If they do slip up let them know that you are a good listener (and if they do talk make sure you listen)and are not just a parent but a friend.
Don't lose your temper...this will just make them close up.
Include them in daily decissions...make them feel important to the family unit.
Tell them what you think about their ideas but dont tell them I told you so when they make a mistake because they most likely already know.
If a child see's the need to tell a lie they are usually worried, confussed or scared and this is natural. This is the time they need you most and if you yell at them and induce punishment you may well never find out what the problem is/was. Show concern first, if they want to talk they will otherwise give them some space and time to think...a couple of days is usually enough...then let them know that you are there for them.
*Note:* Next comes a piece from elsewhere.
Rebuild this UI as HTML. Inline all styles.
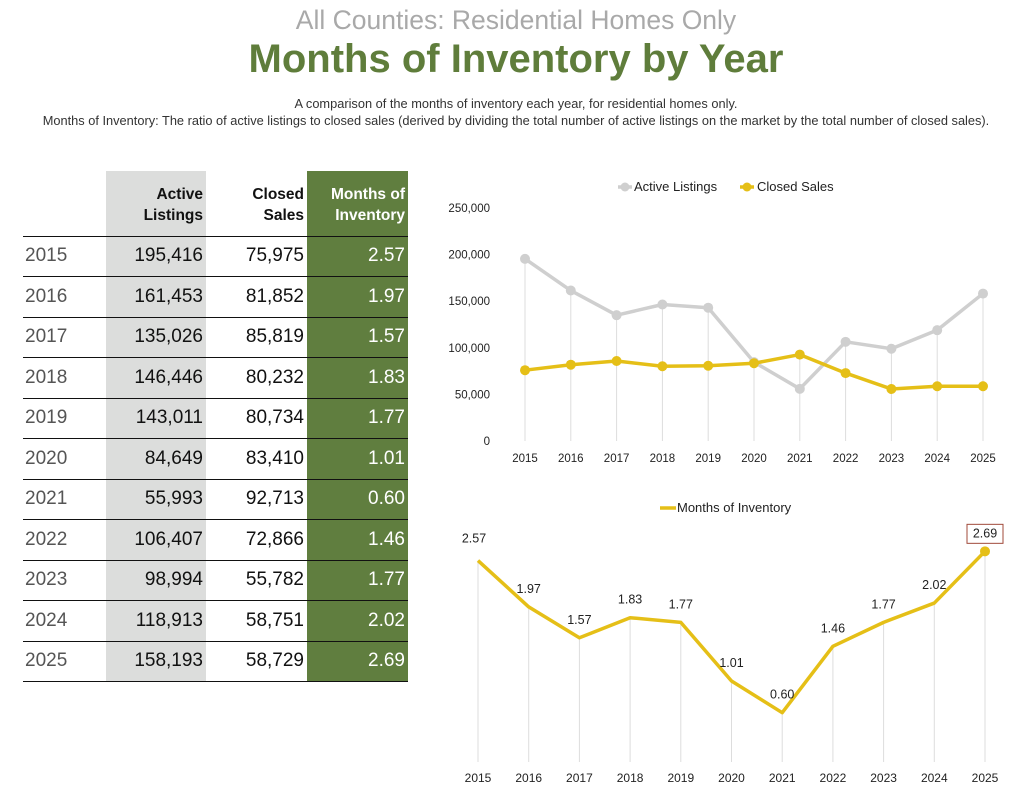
<!DOCTYPE html>
<html><head><meta charset="utf-8"><style>
body{margin:0;width:1032px;height:790px;background:#fff;font-family:"Liberation Sans",sans-serif;position:relative;overflow:hidden;color:#111}
.abs{position:absolute}
#t1{left:0;width:1032px;top:5px;text-align:center;font-size:26.5px;color:#a9a9a9;font-weight:300}
#t2{left:0;width:1032px;top:37px;text-align:center;font-size:40px;color:#5f7d3b;font-weight:bold}
#d1,#d2{left:0;width:1032px;text-align:center;font-size:12.8px;color:#333}
#d1{top:96px}#d2{top:113px}
table{position:absolute;left:23px;top:171px;border-collapse:collapse;font-size:19px}
td{height:40.5px;padding:0 3px 0 3px;text-align:right;border-bottom:1.3px solid #111;box-sizing:border-box}
td.y{width:83px;text-align:left;color:#555;font-weight:300;padding-left:2px}
td.a{width:100px;background:#dcdddc}
td.c{width:101px}
td.m{width:101px;background:#607e3f;color:#fff}
tr.h td{height:65px;font-size:15.5px;font-weight:bold;vertical-align:bottom;padding-bottom:10px;line-height:21px}
svg text{font-family:"Liberation Sans",sans-serif}
</style></head><body>
<div id="t1" class="abs">All Counties: Residential Homes Only</div>
<div id="t2" class="abs">Months of Inventory by Year</div>
<div id="d1" class="abs">A comparison of the months of inventory each year, for residential homes only.</div>
<div id="d2" class="abs">Months of Inventory: The ratio of active listings to closed sales (derived by dividing the total number of active listings on the market by the total number of closed sales).</div>
<table id="tbl"><tbody id="tb">
<tr class="h"><td class="y"></td><td class="a">Active<br>Listings</td><td class="c">Closed<br>Sales</td><td class="m">Months of<br>Inventory</td></tr>
</tbody></table>
<svg class="abs" style="left:0;top:0" width="1032" height="790" id="sv"></svg>
<script>
const years=["2015","2016","2017","2018","2019","2020","2021","2022","2023","2024","2025"];
const active=[195416,161453,135026,146446,143011,84649,55993,106407,98994,118913,158193];
const closed=[75975,81852,85819,80232,80734,83410,92713,72866,55782,58751,58729];
const moi=[2.57,1.97,1.57,1.83,1.77,1.01,0.60,1.46,1.77,2.02,2.69];
const yTicks=[0,50000,100000,150000,200000,250000];
const fmt=n=>n.toLocaleString('en-US');
const tb=document.getElementById('tb');
years.forEach((y,i)=>{
  const tr=document.createElement('tr');
  
  
  tr.innerHTML='<td class="y">'+y+'</td><td class="a">'+fmt(active[i])+'</td><td class="c">'+fmt(closed[i])+'</td><td class="m">'+moi[i].toFixed(2)+'</td>';
  tb.appendChild(tr);
});
const sv=document.getElementById('sv');const NS='http://www.w3.org/2000/svg';
function el(t,a,txt){const e=document.createElementNS(NS,t);for(const k in a)e.setAttribute(k,a[k]);if(txt!==undefined)e.textContent=txt;sv.appendChild(e);return e;}
const x1=i=>525+i*(983-525)/(years.length-1);
const y1=v=>441-v*(441-208)/250000;
yTicks.forEach(t=>{const e=el('text',{x:490,y:y1(t)+4,'text-anchor':'end','font-size':11.5,fill:'#222'},fmt(t));
});
years.forEach((y,i)=>{
  const g=el('line',{x1:x1(i),x2:x1(i),y1:y1(Math.max(active[i],closed[i])),y2:y1(0),stroke:'#ddd','stroke-width':1});
  
  const t=el('text',{x:x1(i),y:462,'text-anchor':'middle','font-size':11.5,fill:'#222'},y);
  
});
function series(arr,xf,yf,col,name,dots){
  const p=el('polyline',{points:arr.map((v,i)=>xf(i)+','+yf(v)).join(' '),fill:'none',stroke:col,'stroke-width':3.5,'stroke-linejoin':'round'});
  
  if(dots)arr.forEach((v,i)=>{const c=el('circle',{cx:xf(i),cy:yf(v),r:5,fill:col});
  });
}
series(active,x1,y1,'#cfcfcf','active-listings',true);
series(closed,x1,y1,'#e5bf17','closed-sales',true);
let l=el('line',{x1:618,x2:632,y1:187,y2:187,stroke:'#cfcfcf','stroke-width':3.5});
l=el('circle',{cx:625,cy:187,r:4.5,fill:'#cfcfcf'});
l=el('text',{x:634,y:191,'font-size':13,fill:'#222'},'Active Listings');
l=el('line',{x1:740,x2:754,y1:187,y2:187,stroke:'#e5bf17','stroke-width':3.5});
l=el('circle',{cx:747,cy:187,r:4.5,fill:'#e5bf17'});
l=el('text',{x:757,y:191,'font-size':13,fill:'#222'},'Closed Sales');
const x2=i=>478+i*(985-478)/(years.length-1);
const y2=v=>759-v*77.2;
years.forEach((y,i)=>{
  const g=el('line',{x1:x2(i),x2:x2(i),y1:y2(moi[i]),y2:762,stroke:'#ddd','stroke-width':1});
  
  const t=el('text',{x:x2(i),y:782,'text-anchor':'middle','font-size':12,fill:'#222'},y);
  
});
series(moi,x2,y2,'#e5bf17','months-of-inventory',false);
const last=moi.length-1;
l=el('circle',{cx:x2(last),cy:y2(moi[last]),r:5,fill:'#e5bf17'});
moi.forEach((v,i)=>{
  const t=el('text',{x:x2(i)+(i==0?-4:0),y:y2(v)-14-(i==0?4:0),'text-anchor':'middle','font-size':12.5,fill:'#222'},v.toFixed(2));
  
});
l=el('rect',{x:x2(last)-18,y:y2(moi[last])-27,width:36,height:19,fill:'none',stroke:'#a04a3a','stroke-width':1});

l=el('line',{x1:660,x2:676,y1:508,y2:508,stroke:'#e5bf17','stroke-width':3.5});
l=el('text',{x:677,y:512,'font-size':13,fill:'#222'},'Months of Inventory');
</script>
</body></html>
Be sure that if you say you will go fishing, camping, shopping or whatever that you do it otherwise they will not feel as important. Besides, any time with your kids is time well spent...bonding some even call it. Sometimes let them bring a friend even if it means they spend more time with the friend than you. The main thing is that they are filled with many happy memories.
I don't confess to being any sort of expert on this subject but I do know people have a desire to be loved. If you have a health relationship with your children they will ofen surprise you when you least expect it and give you one of those moments that you are proud to tell all your friends. Be sure that if this does happen that you don't make too much of a spectical of them by putting them on a really high pedestal because if they do fall off (as many of us do) it will hurt big time.
So start trusting and find a way into their hearts...They deserve it.
Please feel free to critisize my remarks ini any way you like as I am always trying to find ways for my family to love each other more.